To make matters worse her official husband, Andreas, who had been in Berlin all this time, announced his arrival and said he would spend a month in Wolfratshausen with her. It was therefore particularly important that her young lover learn to control his emotions. Since there is no record of discord, Lou and Rilke seem to have succeeded in keeping Andreas in the dark. To be sure, cynics have said that so far from trying to conceal her affection for Rilke, Lou confessed it to her husband and that he acquiesced in it. But in view of Andreas' well-known temper this is hardly likely. The fact that he did not notice anything is a tribute to Lou's expert handling of the affair.

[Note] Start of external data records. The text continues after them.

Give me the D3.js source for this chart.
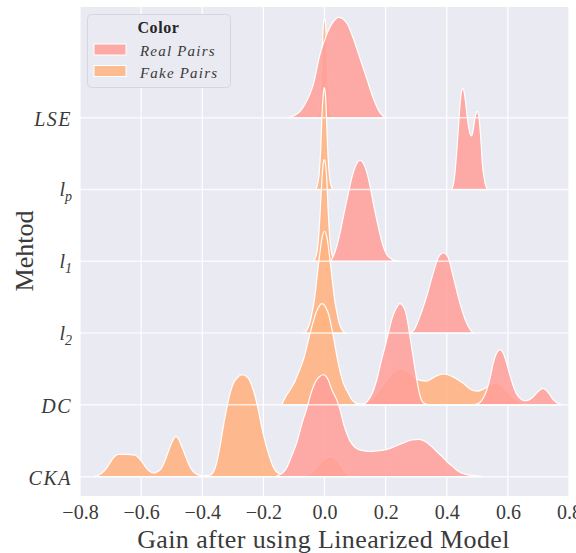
<!DOCTYPE html>
<html>
<head>
<meta charset="utf-8">
<script src="https://cdn.jsdelivr.net/npm/d3@7"></script>
<style>
  body { margin: 0; background: #fff; }
  svg { display: block; font-family: 'Liberation Serif', 'DejaVu Serif', serif; }
</style>
</head>
<body>
<svg id="chart" width="576" height="553"></svg>
<script>
'use strict'

// --------------------------------------------------------------------
// ------------------------------------------------------- DATA -------
// curves read off the picture : [gain, height in row units]

let methods = ['LSE', 'l_p', 'l_1', 'l_2', 'DC', 'CKA']
let xTicks = [-0.8, -0.6, -0.4, -0.2, 0.0, 0.2, 0.4, 0.6, 0.8]
let seriesNames = ['Real Pairs', 'Fake Pairs']
let seriesColors = ['#ff9f9b', '#ffb482']

let realLSE = [[-0.12,0],[-0.1,0.03],[-0.08,0.09],[-0.06,0.22],[-0.037,0.46],[-0.015,0.88],
  [0.007,1.16],[0.029,1.34],[0.045,1.40],[0.073,1.32],[0.094,1.11],[0.116,0.83],[0.138,0.55],
  [0.16,0.27],[0.182,0.07],[0.2,0]]
let fakeLSE = [[-0.03,0],[-0.018,0.08],[-0.012,0.45],[-0.007,1.0],[-0.003,1.33],[0,1.40],
  [0.003,1.33],[0.007,1.0],[0.012,0.45],[0.018,0.08],[0.03,0]]

let realLP = [[0.414,0],[0.421,0.06],[0.427,0.24],[0.433,0.55],[0.438,0.85],[0.443,1.17],
  [0.449,1.38],[0.452,1.41],[0.456,1.38],[0.46,1.27],[0.466,1.05],[0.471,0.89],[0.477,0.77],
  [0.482,0.75],[0.487,0.85],[0.492,0.99],[0.497,1.07],[0.5,1.09],[0.504,1.05],[0.509,0.85],
  [0.513,0.6],[0.516,0.38],[0.521,0.2],[0.525,0.1],[0.53,0.03],[0.535,0]]
let fakeLP = [[-0.031,0],[-0.024,0.05],[-0.018,0.2],[-0.012,0.6],[-0.008,1.07],[-0.004,1.33],
  [-0.001,1.42],[0.003,1.33],[0.006,1.07],[0.01,0.6],[0.016,0.2],[0.022,0.05],[0.03,0]]

let realL1 = [[0.02,0],[0.03,0.08],[0.04,0.21],[0.051,0.4],[0.062,0.63],[0.073,0.85],[0.083,1.05],
  [0.1,1.31],[0.116,1.41],[0.133,1.31],[0.149,1.05],[0.16,0.8],[0.171,0.58],[0.182,0.37],
  [0.192,0.21],[0.203,0.1],[0.214,0.05],[0.23,0.01],[0.25,0]]
let fakeL1 = [[-0.038,0],[-0.028,0.07],[-0.02,0.3],[-0.014,0.7],[-0.009,1.1],[-0.004,1.37],
  [-0.001,1.42],[0.003,1.37],[0.008,1.1],[0.012,0.7],[0.018,0.3],[0.026,0.07],[0.036,0]]

let realL2 = [[0.28,0],[0.295,0.06],[0.312,0.23],[0.334,0.51],[0.356,0.84],[0.372,1.05],
  [0.389,1.12],[0.405,1.05],[0.421,0.79],[0.443,0.42],[0.465,0.14],[0.478,0.04],[0.488,0]]
let fakeL2 = [[-0.068,0],[-0.058,0.04],[-0.049,0.13],[-0.04,0.3],[-0.033,0.47],[-0.025,0.76],
  [-0.016,1.09],[-0.008,1.33],[0,1.42],[0.008,1.33],[0.016,1.09],[0.025,0.76],[0.033,0.47],
  [0.04,0.3],[0.049,0.13],[0.058,0.04],[0.068,0]]

let realDC = [[0.125,0],[0.14,0.05],[0.155,0.15],[0.171,0.35],[0.185,0.6],[0.198,0.81],[0.21,1.02],
  [0.22,1.19],[0.235,1.35],[0.247,1.41],[0.258,1.37],[0.269,1.23],[0.277,1.03],[0.285,0.81],
  [0.294,0.56],[0.302,0.35],[0.31,0.17],[0.318,0.06],[0.33,0.01],[0.35,0],[0.48,0],[0.503,0.02],
  [0.52,0.1],[0.531,0.21],[0.542,0.38],[0.552,0.58],[0.563,0.72],[0.574,0.77],[0.585,0.72],
  [0.596,0.58],[0.607,0.41],[0.618,0.26],[0.629,0.15],[0.64,0.09],[0.652,0.06],[0.662,0.06],
  [0.68,0.1],[0.7,0.19],[0.716,0.23],[0.732,0.17],[0.749,0.07],[0.76,0.03],[0.775,0]]
let fakeDC = [[-0.14,0],[-0.129,0.1],[-0.114,0.2],[-0.1,0.3],[-0.086,0.44],[-0.069,0.63],
  [-0.047,1.0],[-0.026,1.3],[-0.009,1.41],[0.012,1.28],[0.029,0.95],[0.045,0.58],[0.062,0.3],
  [0.073,0.2],[0.09,0.07],[0.105,0.02],[0.12,0.01],[0.14,0.03],[0.17,0.15],[0.2,0.33],
  [0.228,0.47],[0.253,0.51],[0.278,0.45],[0.3,0.36],[0.334,0.33],[0.36,0.39],[0.389,0.43],
  [0.42,0.39],[0.454,0.3],[0.48,0.21],[0.498,0.19],[0.52,0.22],[0.545,0.29],[0.563,0.30],
  [0.59,0.22],[0.62,0.1],[0.65,0.02],[0.67,0]]

let realCKA = [[-0.16,0],[-0.145,0.03],[-0.135,0.06],[-0.124,0.12],[-0.108,0.28],[-0.091,0.47],
  [-0.075,0.72],[-0.058,0.95],[-0.045,1.15],[-0.03,1.32],[-0.015,1.4],[-0.003,1.42],[0.012,1.35],
  [0.024,1.21],[0.04,1.07],[0.051,0.93],[0.062,0.74],[0.073,0.6],[0.083,0.5],[0.097,0.42],
  [0.111,0.38],[0.13,0.36],[0.149,0.35],[0.175,0.36],[0.204,0.38],[0.23,0.42],[0.258,0.47],
  [0.285,0.51],[0.307,0.52],[0.325,0.5],[0.345,0.44],[0.367,0.35],[0.385,0.28],[0.40,0.21],
  [0.417,0.15],[0.433,0.09],[0.455,0.04],[0.476,0.02],[0.5,0.01],[0.52,0]]
let fakeCKA = [[-0.755,0],[-0.735,0.03],[-0.718,0.09],[-0.705,0.17],[-0.691,0.26],[-0.675,0.31],
  [-0.647,0.31],[-0.62,0.30],[-0.598,0.21],[-0.577,0.09],[-0.558,0.05],[-0.545,0.07],[-0.533,0.12],
  [-0.522,0.22],[-0.511,0.35],[-0.498,0.49],[-0.486,0.56],[-0.476,0.51],[-0.467,0.42],[-0.456,0.3],
  [-0.446,0.19],[-0.435,0.1],[-0.424,0.05],[-0.41,0.02],[-0.397,0.01],[-0.375,0.02],[-0.363,0.07],
  [-0.353,0.19],[-0.342,0.42],[-0.331,0.70],[-0.32,0.95],[-0.309,1.16],[-0.298,1.3],[-0.287,1.37],
  [-0.269,1.42],[-0.249,1.37],[-0.238,1.27],[-0.227,1.12],[-0.216,0.92],[-0.206,0.70],[-0.195,0.5],
  [-0.184,0.33],[-0.173,0.19],[-0.162,0.09],[-0.148,0.04],[-0.135,0.02],[-0.1,0.01],[-0.06,0.02],
  [-0.04,0.06],[-0.02,0.16],[0,0.24],[0.024,0.28],[0.045,0.21],[0.065,0.08],[0.085,0.01],[0.1,0]]

let realByMethod = [realLSE, realLP, realL1, realL2, realDC, realCKA]
let fakeByMethod = [fakeLSE, fakeLP, fakeL1, fakeL2, fakeDC, fakeCKA]

let rows = methods.map((m, i) => {
  return {method: m, pos: methods.length - 1 - i, real: realByMethod[i], fake: fakeByMethod[i]}
})

// --------------------------------------------------------------------
// ------------------------------------------ POSITIONNING DATA -------

let svg = d3.select('#chart')
let serif = 'Liberation Serif, DejaVu Serif, serif'

let plotLeft = 80, plotRight = 569, plotTop = 7, plotBottom = 496

let x = d3.scaleLinear().domain([-0.8, 0.8]).range([plotLeft, plotRight])
let y = d3.scaleLinear().domain([-0.27, 6.545]).range([plotBottom, plotTop])

svg.append('rect')
  .attr('x', plotLeft).attr('y', plotTop)
  .attr('width', plotRight - plotLeft).attr('height', plotBottom - plotTop)
  .attr('fill', '#eaeaf2')

// --------------------------------------------------------------------
// ------------------------------------------------- AXIS/GRIDS -------

svg.append('g').selectAll('line').data(xTicks).enter()
  .append('line')
    .attr('x1', d => x(d)).attr('x2', d => x(d))
    .attr('y1', plotTop).attr('y2', plotBottom)
    .attr('stroke', '#fff').attr('stroke-width', 1.2)

let xAxis = d3.axisBottom(x)
  .tickValues(xTicks)
  .tickSize(0)
  .tickFormat(d3.format('.1f'))

let xG = svg.append('g')
  .attr('transform', 'translate(0,' + plotBottom + ')')
  .call(xAxis)
  .attr('font-family', serif)
xG.select('.domain').remove()
xG.selectAll('text')
  .attr('y', 23).attr('dy', 0)
  .attr('font-size', 20)
  .attr('fill', '#3a3a3a')

let yAxis = d3.axisLeft(y)
  .tickValues(rows.map(r => r.pos))
  .tickSize(0)
  .tickPadding(8)
  .tickFormat(p => rows.find(r => r.pos == p).method)

let yG = svg.append('g')
  .attr('transform', 'translate(' + plotLeft + ',0)')
  .call(yAxis)
  .attr('font-family', serif)
yG.select('.domain').remove()
yG.selectAll('text').each(function(d) {
  let t = d3.select(this)
  let parts = t.text().split('_')
  t.text(null)
    .attr('font-style', 'italic')
    .attr('font-size', 20)
    .attr('fill', '#3a3a3a')
    .attr('dy', 0)
  if(parts.length > 1) {
    t.attr('y', 6)
    t.append('tspan').text(parts[0])
    t.append('tspan').attr('dy', 5).attr('font-size', 14).text(parts[1])
  } else {
    t.attr('y', 8).attr('letter-spacing', 1.5)
    t.append('tspan').text(parts[0])
  }
})

// --------------------------------------------------------------------
// ----------------------------------------------- DISPLAY DATA -------

function ridge(pos) {
  return d3.area()
    .curve(d3.curveMonotoneX)
    .x(d => x(d[0]))
    .y0(y(pos))
    .y1(d => y(pos + d[1]))
}

let displayG = svg.append('g')

rows.forEach(row => {
  let g = displayG.append('g')
  g.append('path')
    .attr('d', ridge(row.pos)(row.fake))
    .attr('fill', seriesColors[1])
    .attr('fill-opacity', 0.9)
    .attr('stroke', '#fff').attr('stroke-width', 1.2)
  g.append('path')
    .attr('d', ridge(row.pos)(row.real))
    .attr('fill', seriesColors[0])
    .attr('fill-opacity', 0.88)
    .attr('stroke', '#fff').attr('stroke-width', 1.2)
})

// baselines stay visible over the ridges
svg.append('g').selectAll('line').data(rows).enter()
  .append('line')
    .attr('x1', plotLeft).attr('x2', plotRight)
    .attr('y1', d => y(d.pos)).attr('y2', d => y(d.pos))
    .attr('stroke', '#fff').attr('stroke-opacity', 0.75).attr('stroke-width', 1.5)

// --------------------------------------------------------------------
// ----------------------------------------------------- LABELS -------

svg.append('text')
  .attr('x', (plotLeft + plotRight) / 2 - 1)
  .attr('y', 548)
  .attr('text-anchor', 'middle')
  .attr('font-family', serif)
  .attr('font-size', 26)
  .attr('letter-spacing', 0.4)
  .attr('fill', '#3a3a3a')
  .text('Gain after using Linearized Model')

svg.append('text')
  .attr('transform', 'translate(33,251) rotate(-90)')
  .attr('text-anchor', 'middle')
  .attr('font-family', serif)
  .attr('font-size', 26)
  .attr('fill', '#3a3a3a')
  .text('Mehtod')

// ----- LEGEND
let legend = svg.append('g').attr('font-family', serif)

legend.append('rect')
  .attr('x', 87.5).attr('y', 14.5)
  .attr('width', 143).attr('height', 73)
  .attr('rx', 4)
  .attr('fill', '#eaeaf2')
  .attr('stroke', '#d6d6de')

legend.append('text')
  .attr('x', 158.5).attr('y', 33)
  .attr('text-anchor', 'middle')
  .attr('font-weight', 'bold')
  .attr('font-size', 16)
  .attr('letter-spacing', 0.6)
  .attr('fill', '#262626')
  .text('Color')

let items = legend.selectAll('g.item').data(seriesNames).enter()
  .append('g').attr('class', 'item')
  .attr('transform', (d, i) => 'translate(0,' + (i * 21.5) + ')')

items.append('rect')
  .attr('x', 94).attr('y', 44)
  .attr('width', 32).attr('height', 11)
  .attr('fill', (d, i) => seriesColors[i])
  .attr('fill-opacity', 0.88)
  .attr('stroke', '#fff')

items.append('text')
  .attr('x', 140).attr('y', 56)
  .attr('font-style', 'italic')
  .attr('font-size', 15)
  .attr('letter-spacing', 1.2)
  .attr('fill', '#3a3a3a')
  .text(d => d)

</script>
</body>
</html>
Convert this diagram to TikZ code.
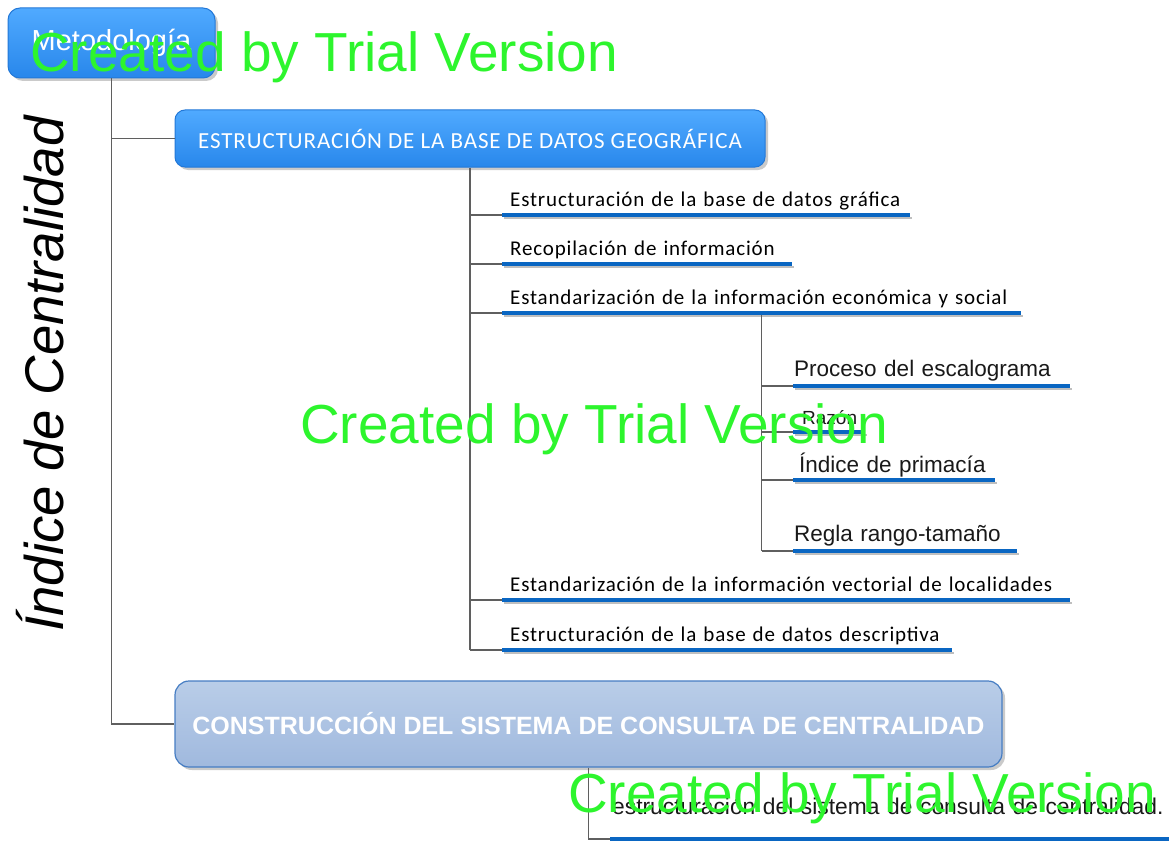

She had always been surrounded by adoring males and Andreas may have thought that of all his wife's numerous admirers Rilke was the least dangerous. He seems to have grown quite fond of the young poet and raised no objections when Rilke proposed to return to Berlin with them. Thus ended the first chapter of Lou's affair with Rilke. Henceforth she would become more and more his friend, his teacher and his mother-confessor. Their honeymoon was over.